Firmato alla Casa Bianca il 20 ottobre 2025, l’accordo tra Stati Uniti e Australia segna una delle più ambiziose alleanze economico-strategiche dell’ultimo decennio. Il patto, del valore complessivo di 8,5 miliardi di dollari, mira a rafforzare la catena di approvvigionamento globale dei minerali critici – terre rare, grafite, gallio, titanio, scandio e magnesio – materiali essenziali per la produzione di batterie, chip, veicoli elettrici e tecnologie militari. La firma del presidente Donald Trump e del primo ministro Anthony Albanese inaugura una fase di cooperazione volta a ridurre la dipendenza da Pechino, che oggi controlla oltre il 90% della raffinazione mondiale di molte di queste risorse.

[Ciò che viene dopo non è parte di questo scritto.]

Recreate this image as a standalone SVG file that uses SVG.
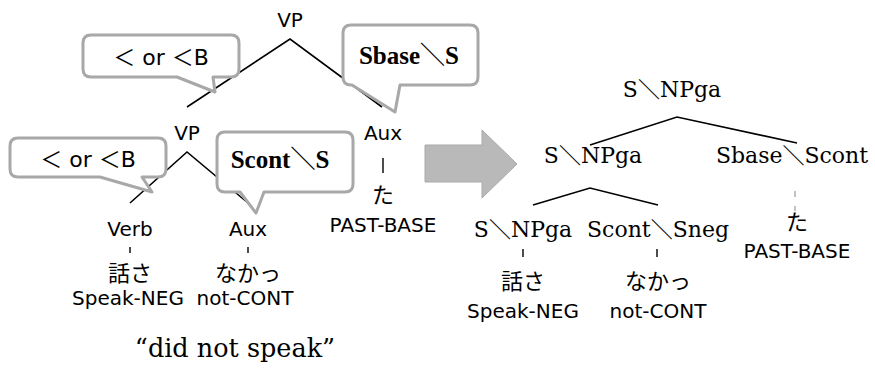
<svg xmlns="http://www.w3.org/2000/svg" width="875" height="377" viewBox="0 0 875 377">
  <style>
    .sans { font-family: "DejaVu Sans", "Noto Sans CJK JP", sans-serif; font-size: 20px; fill: #000; text-anchor: middle; }
    .label { font-family: "DejaVu Sans", "Noto Sans CJK JP", sans-serif; font-size: 22px; fill: #000; text-anchor: middle; }
    .jp { font-family: "Noto Sans CJK JP", sans-serif; font-size: 22px; fill: #000; text-anchor: middle; }
    .serif { font-family: "DejaVu Serif", "Noto Sans CJK JP", serif; font-size: 22px; fill: #000; text-anchor: middle; }
    .bold { font-family: "Liberation Serif", "Noto Sans CJK JP", serif; font-size: 25px; font-weight: bold; fill: #000; text-anchor: middle; }
    .quote { font-family: "DejaVu Serif", serif; font-size: 25.5px; fill: #000; text-anchor: middle; }
    .edge { stroke: #000; stroke-width: 1.6; fill: none; }
    .tick { stroke: #000; stroke-width: 1.4; fill: none; }
    .faint { stroke: #9a9a9a; stroke-width: 1.2; fill: none; stroke-dasharray: 6 9; }
    .callout { fill: #fff; stroke: #a8a8a8; stroke-width: 3; stroke-linejoin: round; }
    .arrow { fill: #b9b9b9; stroke: #a9a9a9; stroke-width: 1; }
  </style>

  <!-- tree edges -->
  <g id="connectors">
    <!-- left tree -->
    <polyline class="edge" points="187,107 290,39 382,107"/>
    <polyline class="edge" points="130,203 187,152 248,203"/>
    <line class="tick" x1="383" y1="158" x2="383" y2="173"/>
    <line class="tick" x1="130" y1="247" x2="130" y2="253"/>
    <line class="tick" x1="248" y1="247" x2="248" y2="253"/>
    <!-- right tree -->
    <polyline class="edge" points="590,145 677,117 797,143"/>
    <polyline class="edge" points="533,205 590,188 658,205"/>
    <line class="faint" x1="795" y1="191" x2="795" y2="211"/>
    <line class="tick" x1="523" y1="249" x2="523" y2="257"/>
    <line class="tick" x1="657" y1="249" x2="657" y2="257"/>
  </g>

  <!-- left tree nodes -->
  <g id="vp-top"><text class="sans" x="290" y="27">VP</text></g>
  <g id="vp-mid"><text class="sans" x="187" y="140">VP</text></g>
  <g id="aux-ta"><text class="sans" x="383" y="140">Aux</text></g>
  <g id="ta-left"><text class="jp" x="383" y="203">た</text></g>
  <g id="past-base-left"><text class="sans" x="383" y="232">PAST-BASE</text></g>
  <g id="verb"><text class="sans" x="130" y="236">Verb</text></g>
  <g id="aux-nakat"><text class="sans" x="248" y="236">Aux</text></g>
  <g id="hanasa-left"><text class="jp" x="130" y="281">話さ</text></g>
  <g id="nakat-left"><text class="jp" x="248" y="281">なかっ</text></g>
  <g id="gloss-speak-left"><text class="sans" x="128" y="305">Speak-NEG</text></g>
  <g id="gloss-not-left"><text class="sans" x="245" y="305">not-CONT</text></g>
  <g id="translation"><text class="quote" x="235" y="357">“did not speak”</text></g>

  <!-- callouts on the left tree -->
  <g id="callout-top-left">
    <path class="callout" d="M91,35 H231 Q239,35 239,43 V69 Q239,77 231,77 H213 L215,92 L177,77 H91 Q83,77 83,69 V43 Q83,35 91,35 Z"/>
    <text class="label" x="161" y="65">＜ or ＜B</text>
  </g>
  <g id="callout-top-right">
    <path class="callout" d="M351,25 H470 Q478,25 478,33 V77 Q478,85 470,85 H400 L395,112 L352,85 H351 Q343,85 343,77 V33 Q343,25 351,25 Z"/>
    <text class="bold" x="409" y="64">Sbase＼S</text>
  </g>
  <g id="callout-mid-left">
    <path class="callout" d="M18,138 H158 Q166,138 166,146 V169 Q166,177 158,177 H142 L152,192 L100,177 H18 Q10,177 10,169 V146 Q10,138 18,138 Z"/>
    <text class="label" x="88" y="167">＜ or ＜B</text>
  </g>
  <g id="callout-mid-right">
    <path class="callout" d="M225,132 H345 Q353,132 353,140 V184 Q353,192 345,192 H264 L256,213 L240,192 H225 Q217,192 217,184 V140 Q217,132 225,132 Z"/>
    <text class="bold" x="280" y="168">Scont＼S</text>
  </g>

  <!-- transformation arrow -->
  <g id="arrow">
    <polygon class="arrow" points="425,145 482,145 482,130 517,164 482,198 482,182 425,182"/>
  </g>

  <!-- right tree nodes -->
  <g id="s-npga-top"><text class="serif" x="672" y="97">S＼NPga</text></g>
  <g id="s-npga-mid"><text class="serif" x="593" y="163">S＼NPga</text></g>
  <g id="sbase-scont"><text class="serif" x="792" y="163">Sbase＼Scont</text></g>
  <g id="s-npga-low"><text class="serif" x="523" y="237">S＼NPga</text></g>
  <g id="scont-sneg"><text class="serif" x="658" y="237">Scont＼Sneg</text></g>
  <g id="ta-right"><text class="jp" x="797" y="230">た</text></g>
  <g id="past-base-right"><text class="sans" x="797" y="258">PAST-BASE</text></g>
  <g id="hanasa-right"><text class="jp" x="523" y="289">話さ</text></g>
  <g id="nakat-right"><text class="jp" x="658" y="289">なかっ</text></g>
  <g id="gloss-speak-right"><text class="sans" x="523" y="318">Speak-NEG</text></g>
  <g id="gloss-not-right"><text class="sans" x="658" y="318">not-CONT</text></g>
</svg>
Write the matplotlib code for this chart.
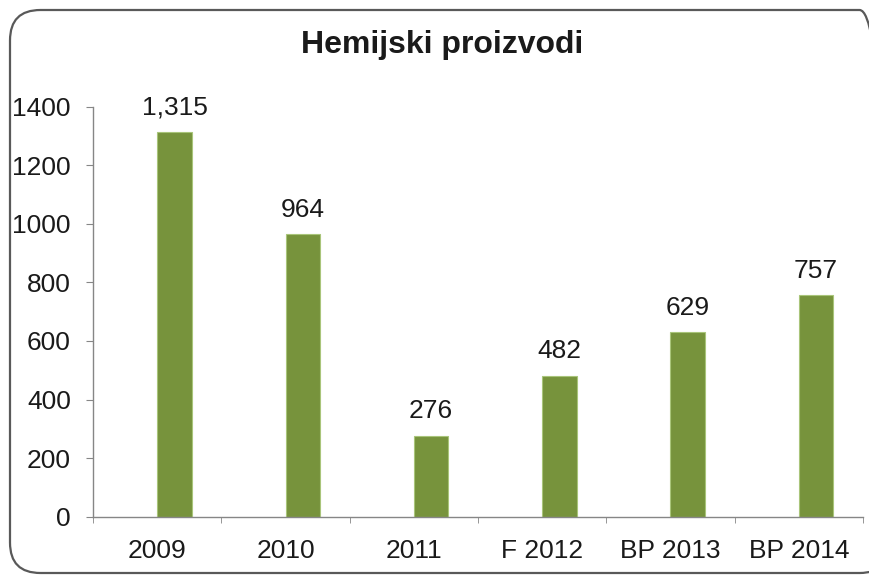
import matplotlib.pyplot as plt
import numpy as np
from matplotlib.patches import FancyBboxPatch

categories = ["2009", "2010", "2011", "F 2012", "BP 2013", "BP 2014"]
values = [1315, 964, 276, 482, 629, 757]
yticks = [0, 200, 400, 600, 800, 1000, 1200, 1400]

plt.rcParams['font.family'] = ['Liberation Sans', 'DejaVu Sans']
txt = '#1a1a1a'

fig = plt.figure(figsize=(8.69, 5.76), dpi=100)

# rounded outer frame (right edge runs past the image)
frame = FancyBboxPatch((10 / 869, 3 / 576), 870 / 869, 563 / 576,
                       boxstyle="round,pad=0,rounding_size=0.035",
                       transform=fig.transFigure, fc='none', ec='#595959',
                       lw=1.6, zorder=5, mutation_aspect=869 / 576)
frame.set_width(880 / 869)
fig.patches.append(frame)

ax = fig.add_axes([93 / 869, 1 - 516.7 / 576, (863 - 93) / 869, (516.7 - 106.7) / 576])
ax.patch.set_alpha(0)

x = np.arange(len(categories))
bars = ax.bar(x, values, width=0.27, align='edge', color='#77933C',
              edgecolor='#A9C57A', linewidth=0.8)
ax.bar_label(bars, labels=['{:,}'.format(v) for v in values], padding=9,
             fontsize=19, color=txt)

ax.set_xlim(-0.5, len(categories) - 0.5)
ax.set_ylim(0, 1400)
ax.set_yticks(yticks)
ax.set_xticks(x)
ax.set_xticklabels(categories)
ax.set_xticks(np.arange(len(categories) + 1) - 0.5, minor=True)

ax.tick_params(axis='y', labelsize=19, colors='#868686', labelcolor=txt, length=5, pad=11)
ax.tick_params(axis='x', which='major', labelsize=19, labelcolor=txt, length=0, pad=16)
ax.tick_params(axis='x', which='minor', length=4.5, color='#868686')

for s in ['top', 'right']:
    ax.spines[s].set_visible(False)
for s in ['left', 'bottom']:
    ax.spines[s].set_color('#868686')
    ax.spines[s].set_linewidth(1.0)

fig.text(442 / 869, 1 - 45 / 576, "Hemijski proizvodi", ha='center', va='center',
         fontsize=23, fontweight='bold', color=txt)

fig.savefig('out.png', dpi=100)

L’intesa prevede la creazione di un “Supply Security Response Group”, guidato dal Dipartimento dell’Energia statunitense e dal Ministero delle Risorse australiano, con il compito di coordinare gli investimenti e sviluppare progetti congiunti. Tra i più significativi figura la costruzione, nel Western Australia, di un impianto per la produzione di gallio, in collaborazione con Alcoa e il Giappone, destinato a coprire fino al 10% della produzione mondiale. Entrambi i governi si sono impegnati a stanziare nei prossimi sei mesi almeno tre miliardi di dollari, destinati a sostenere imprese impegnate nello sviluppo di filiere sostenibili e locali di estrazione e raffinazione.
L’accordo rappresenta una risposta concreta all’egemonia cinese nel settore, ma anche un segnale politico forte: la sicurezza economica passa ormai per la sicurezza mineraria. Tuttavia, come sottolineano analisti di Reuters e Foreign Policy, il cammino verso l’indipendenza dalle forniture cinesi sarà lungo e complesso. Gli impianti richiederanno anni per entrare in funzione e gli investimenti dovranno confrontarsi con costi elevati e con la necessità di tecnologie ancora in gran parte detenute da Pechino.
Il nuovo asse tra Washington e Canberra, dunque, non è solo un accordo commerciale: è una dichiarazione d’intenti sul futuro equilibrio geopolitico delle materie prime, una corsa contro il tempo per assicurarsi le risorse del XXI secolo.
Questa notizia ci conferma nel consiglio che abbiamo una decina di giorni fa: chi desidera esporsi al comparto dei metalli strategici può fare una piccola scommessa sull’ETF VanEck Rare Earth and Strategic Metals (11,358 euro al 22/10; Isin IE0002PG6CA6). Attenzione, però che il comparto delle terre rare può essere interessante solo in ottica di lungo periodo e come diversificazione marginale del portafoglio, destinandovi una quota assai limitata di capitale.